Task to complete:
Exactly repeat the lines starting at the one that holds "Convert this chart to Apache ECharts code." and ending at the one that holds "var myChart = echarts.init(document.getElementById('main'));". Both end lines count; leave out everything else.

Record set:
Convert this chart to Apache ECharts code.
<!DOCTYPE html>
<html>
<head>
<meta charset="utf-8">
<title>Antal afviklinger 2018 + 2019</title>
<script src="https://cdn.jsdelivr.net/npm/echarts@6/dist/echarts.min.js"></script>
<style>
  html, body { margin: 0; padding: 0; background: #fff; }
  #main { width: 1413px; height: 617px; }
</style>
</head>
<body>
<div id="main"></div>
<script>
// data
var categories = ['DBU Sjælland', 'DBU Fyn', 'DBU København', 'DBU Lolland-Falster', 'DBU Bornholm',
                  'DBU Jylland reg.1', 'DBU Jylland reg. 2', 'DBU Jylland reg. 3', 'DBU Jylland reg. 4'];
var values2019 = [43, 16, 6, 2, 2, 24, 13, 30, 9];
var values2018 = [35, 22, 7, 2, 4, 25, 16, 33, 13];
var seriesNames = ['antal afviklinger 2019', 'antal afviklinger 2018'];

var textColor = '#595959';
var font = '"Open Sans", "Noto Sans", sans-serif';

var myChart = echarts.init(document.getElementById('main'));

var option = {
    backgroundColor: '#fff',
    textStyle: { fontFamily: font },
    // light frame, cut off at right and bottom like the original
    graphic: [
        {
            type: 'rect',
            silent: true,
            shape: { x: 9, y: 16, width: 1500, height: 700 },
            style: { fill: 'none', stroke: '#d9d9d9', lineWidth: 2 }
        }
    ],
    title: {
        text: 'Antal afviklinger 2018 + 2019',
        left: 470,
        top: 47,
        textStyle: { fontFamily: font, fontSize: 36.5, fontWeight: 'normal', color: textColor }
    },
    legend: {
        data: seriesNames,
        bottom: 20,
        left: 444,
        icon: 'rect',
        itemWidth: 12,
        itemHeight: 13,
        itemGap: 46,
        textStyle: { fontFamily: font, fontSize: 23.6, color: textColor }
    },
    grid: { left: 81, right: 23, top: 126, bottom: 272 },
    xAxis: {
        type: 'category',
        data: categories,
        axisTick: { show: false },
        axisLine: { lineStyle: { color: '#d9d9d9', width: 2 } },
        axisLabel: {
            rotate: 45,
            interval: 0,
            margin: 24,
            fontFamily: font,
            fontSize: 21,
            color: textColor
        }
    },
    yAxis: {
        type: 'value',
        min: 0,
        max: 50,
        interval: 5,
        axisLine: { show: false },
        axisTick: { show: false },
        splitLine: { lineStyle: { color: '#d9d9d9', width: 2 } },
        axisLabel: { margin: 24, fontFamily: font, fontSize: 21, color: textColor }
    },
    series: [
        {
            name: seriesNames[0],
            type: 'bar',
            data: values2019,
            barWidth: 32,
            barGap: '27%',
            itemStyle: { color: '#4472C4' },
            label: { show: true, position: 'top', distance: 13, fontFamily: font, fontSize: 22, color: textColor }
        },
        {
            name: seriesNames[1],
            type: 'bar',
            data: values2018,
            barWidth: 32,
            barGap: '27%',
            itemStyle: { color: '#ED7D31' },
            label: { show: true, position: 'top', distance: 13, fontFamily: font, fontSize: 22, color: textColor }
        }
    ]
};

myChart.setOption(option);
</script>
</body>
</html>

* * *

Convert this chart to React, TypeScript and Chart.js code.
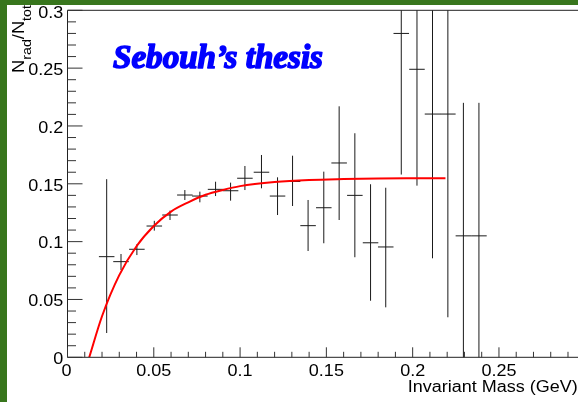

Response to this task:
Convert this chart to Apache ECharts code.
<!DOCTYPE html>
<html>
<head>
<meta charset="utf-8">
<title>Antal afviklinger 2018 + 2019</title>
<script src="https://cdn.jsdelivr.net/npm/echarts@6/dist/echarts.min.js"></script>
<style>
  html, body { margin: 0; padding: 0; background: #fff; }
  #main { width: 1413px; height: 617px; }
</style>
</head>
<body>
<div id="main"></div>
<script>
// data
var categories = ['DBU Sjælland', 'DBU Fyn', 'DBU København', 'DBU Lolland-Falster', 'DBU Bornholm',
                  'DBU Jylland reg.1', 'DBU Jylland reg. 2', 'DBU Jylland reg. 3', 'DBU Jylland reg. 4'];
var values2019 = [43, 16, 6, 2, 2, 24, 13, 30, 9];
var values2018 = [35, 22, 7, 2, 4, 25, 16, 33, 13];
var seriesNames = ['antal afviklinger 2019', 'antal afviklinger 2018'];

var textColor = '#595959';
var font = '"Open Sans", "Noto Sans", sans-serif';

var myChart = echarts.init(document.getElementById('main'));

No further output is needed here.